If a person has been defamed then they may have their own rights in relation to that but this seems more of a personal issue than a committee / body corporate issue.
Can a BC Caretaker Contractor sign a document on behalf of a BC to borrow funds ($340,000) for BC Insurance premium funding in the name of the BC with no general or committee meeting minutes and without any Lot owner approval? A copy of a current loan document signed off by the BC Caretaker and co-signed by the Chairperson on behalf of 129 Lot owners CTS recorded on BCS BC records without any BC approvals from the lot owners.
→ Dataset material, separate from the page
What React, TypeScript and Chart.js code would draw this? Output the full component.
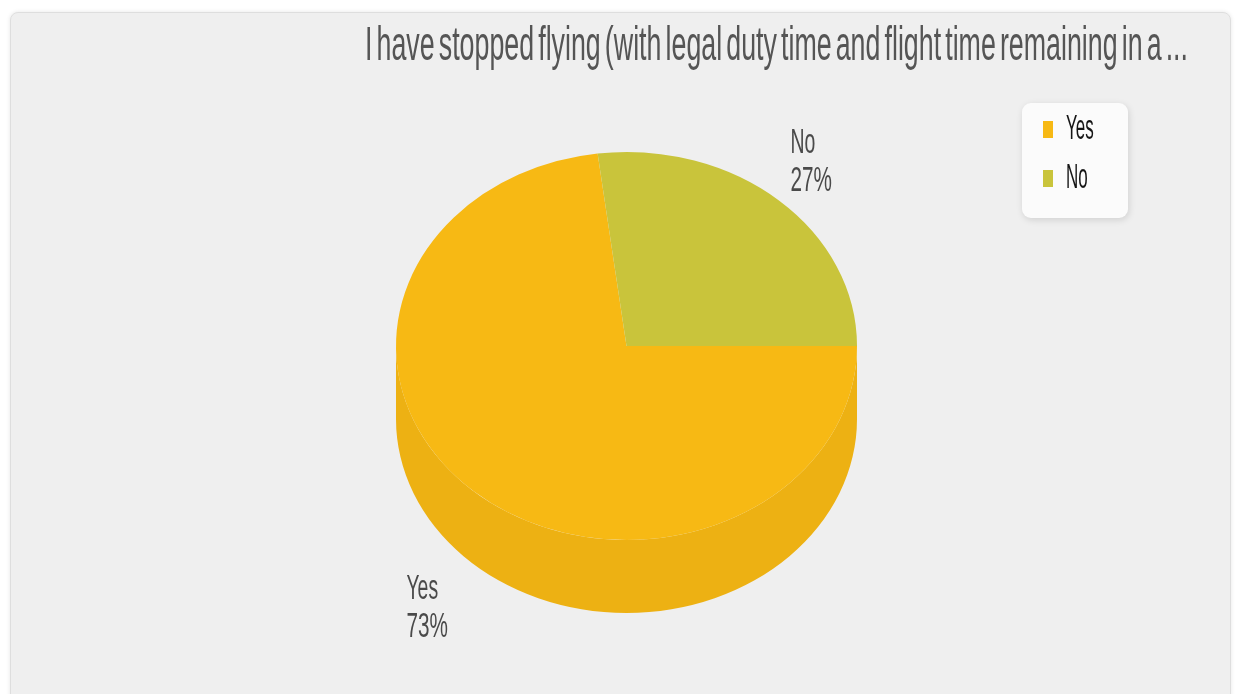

Insurance levies are applied separately from sinking and admin levies quarterly but the insurance levies collected have not been applied to the annual insurance premium, instead the full cost of the Insurance premium has been borrowed with no BC authorisation in the name of the BC.
What can very concerned CTS Lot owners do about this?
Hi Barbara
Thanks for your comment.
In this instance, it may be best to contact your strata manager directly with your concerns to discuss the matter.
Nikki
What if there is proof that the two paid service contractors, the caretaker, and the strata manager who is also the agent for the insurance brokerage company, work together in concert controlling levies received and spending at times without any authorization outside of the common property needs and outside of annual budgets set down.
No separate account keeping of admin and sinking fund levy records available for owners only at AGMs.
Emails of concern are ignored by the Strata manager and by the BC committee who are all letting pool rental recipients of the caretaker/letting agent.
The head office CEO of the Strata Company is included in correspondence of concerns but chooses to refer owners back to the Strata manager without any investigation of complaints.
Where can Lot owners receive justice when there is clear proof their BC levies are being abused by paid service contractors? Is this a matter to be dealt with by the BCCM, QCAT, or other relevant bodies?